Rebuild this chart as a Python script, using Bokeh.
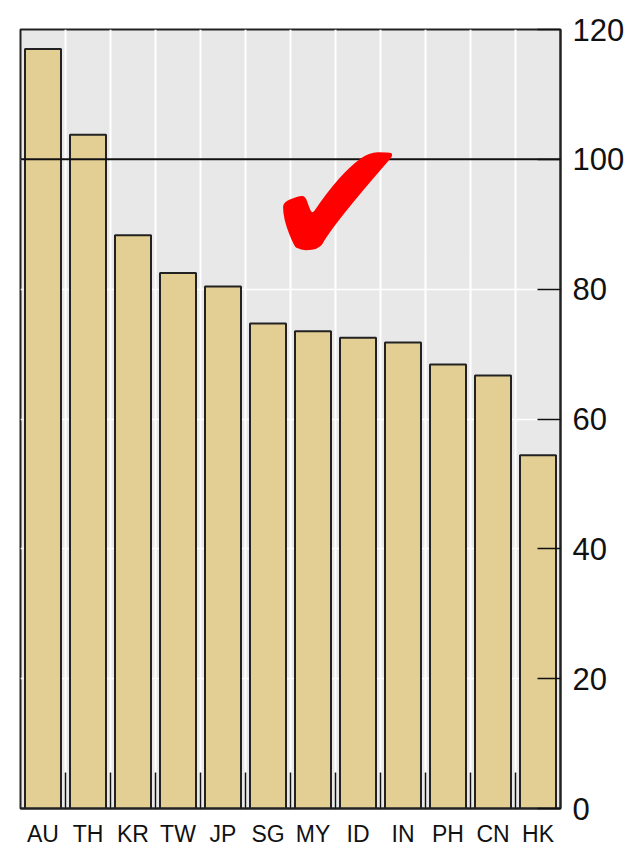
from bokeh.plotting import figure
from bokeh.models import Range1d, FixedTicker, Span, Label
from bokeh.embed import file_html
from bokeh.resources import INLINE

# ---- data ----
categories = ["AU", "TH", "KR", "TW", "JP", "SG", "MY", "ID", "IN", "PH", "CN", "HK"]
values = [117.0, 103.8, 88.3, 82.5, 80.4, 74.7, 73.5, 72.5, 71.8, 68.4, 66.7, 54.4]
y_ticks = [0, 20, 40, 60, 80, 100, 120]
reference_level = 100

n = len(categories)
centers = [i + 0.5 for i in range(n)]
bounds = list(range(1, n))

FONT = "Liberation Sans Narrow, Arial Narrow, Liberation Sans, sans-serif"

p = figure(width=633, height=850,
           x_range=Range1d(0, n), y_range=Range1d(0, 120),
           output_backend="svg", toolbar_location=None,
           y_axis_location="right",
           min_border_left=20, min_border_top=29,
           min_border_bottom=42, min_border_right=73)

p.background_fill_color = "#E8E8E8"
p.border_fill_color = "white"
p.outline_line_color = "#222222"
p.outline_line_width = 2

# grids
p.xgrid.ticker = FixedTicker(ticks=bounds)
p.xgrid.grid_line_color = "white"
p.xgrid.grid_line_width = 2
p.ygrid.ticker = FixedTicker(ticks=y_ticks)
p.ygrid.grid_line_color = "white"
p.ygrid.grid_line_width = 1.5

# bars
p.vbar(x=centers, top=values, bottom=0, width=0.8,
       fill_color="#E3CF93", line_color="#222222", line_width=2)

# reference line
p.add_layout(Span(location=reference_level, dimension="width",
                  line_color="#111111", line_width=2))

# check mark
p.add_layout(Label(x=7.05, y=93.2, text="\u2714", text_color="#FF0000",
                   text_font_size="180px", text_font="DejaVu Sans",
                   text_align="center", text_baseline="middle"))

# x axis
xa = p.xaxis[0]
xa.ticker = FixedTicker(ticks=centers, minor_ticks=bounds)
xa.major_label_overrides = {c: lab for c, lab in zip(centers, categories)}
xa.major_tick_in = 0
xa.major_tick_out = 0
xa.minor_tick_in = 36
xa.minor_tick_out = 0
xa.minor_tick_line_color = "#111111"
xa.minor_tick_line_width = 1.5
xa.axis_line_color = "#222222"
xa.axis_line_width = 2
xa.major_label_text_font = FONT
xa.major_label_text_font_size = "23px"
xa.major_label_text_color = "#111111"
xa.major_label_standoff = 12

# y axis (right)
ya = p.yaxis[0]
ya.ticker = FixedTicker(ticks=y_ticks)
ya.major_tick_in = 23
ya.major_tick_out = 0
ya.major_tick_line_color = "#111111"
ya.major_tick_line_width = 1.5
ya.minor_tick_line_color = None
ya.axis_line_color = "#222222"
ya.axis_line_width = 2
ya.major_label_text_font = FONT
ya.major_label_text_font_size = "31px"
ya.major_label_text_color = "#111111"
ya.major_label_standoff = 12

open("out.html", "w").write(file_html(p, INLINE))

=======

TASK GOAL: Without the pictures, write out all of the material exactly.

RIGHT ANSWER:
Rebuild this chart as a Python script, using Bokeh.
from bokeh.plotting import figure
from bokeh.models import Range1d, FixedTicker, Span, Label
from bokeh.embed import file_html
from bokeh.resources import INLINE

# ---- data ----
categories = ["AU", "TH", "KR", "TW", "JP", "SG", "MY", "ID", "IN", "PH", "CN", "HK"]
values = [117.0, 103.8, 88.3, 82.5, 80.4, 74.7, 73.5, 72.5, 71.8, 68.4, 66.7, 54.4]
y_ticks = [0, 20, 40, 60, 80, 100, 120]
reference_level = 100

n = len(categories)
centers = [i + 0.5 for i in range(n)]
bounds = list(range(1, n))

FONT = "Liberation Sans Narrow, Arial Narrow, Liberation Sans, sans-serif"

p = figure(width=633, height=850,
           x_range=Range1d(0, n), y_range=Range1d(0, 120),
           output_backend="svg", toolbar_location=None,
           y_axis_location="right",
           min_border_left=20, min_border_top=29,
           min_border_bottom=42, min_border_right=73)

p.background_fill_color = "#E8E8E8"
p.border_fill_color = "white"
p.outline_line_color = "#222222"
p.outline_line_width = 2

# grids
p.xgrid.ticker = FixedTicker(ticks=bounds)
p.xgrid.grid_line_color = "white"
p.xgrid.grid_line_width = 2
p.ygrid.ticker = FixedTicker(ticks=y_ticks)
p.ygrid.grid_line_color = "white"
p.ygrid.grid_line_width = 1.5

# bars
p.vbar(x=centers, top=values, bottom=0, width=0.8,
       fill_color="#E3CF93", line_color="#222222", line_width=2)

# reference line
p.add_layout(Span(location=reference_level, dimension="width",
                  line_color="#111111", line_width=2))

# check mark
p.add_layout(Label(x=7.05, y=93.2, text="\u2714", text_color="#FF0000",
                   text_font_size="180px", text_font="DejaVu Sans",
                   text_align="center", text_baseline="middle"))

# x axis
xa = p.xaxis[0]
xa.ticker = FixedTicker(ticks=centers, minor_ticks=bounds)
xa.major_label_overrides = {c: lab for c, lab in zip(centers, categories)}
xa.major_tick_in = 0
xa.major_tick_out = 0
xa.minor_tick_in = 36
xa.minor_tick_out = 0
xa.minor_tick_line_color = "#111111"
xa.minor_tick_line_width = 1.5
xa.axis_line_color = "#222222"
xa.axis_line_width = 2
xa.major_label_text_font = FONT
xa.major_label_text_font_size = "23px"
xa.major_label_text_color = "#111111"
xa.major_label_standoff = 12

# y axis (right)
ya = p.yaxis[0]
ya.ticker = FixedTicker(ticks=y_ticks)
ya.major_tick_in = 23
ya.major_tick_out = 0
ya.major_tick_line_color = "#111111"
ya.major_tick_line_width = 1.5
ya.minor_tick_line_color = None
ya.axis_line_color = "#222222"
ya.axis_line_width = 2
ya.major_label_text_font = FONT
ya.major_label_text_font_size = "31px"
ya.major_label_text_color = "#111111"
ya.major_label_standoff = 12

open("out.html", "w").write(file_html(p, INLINE))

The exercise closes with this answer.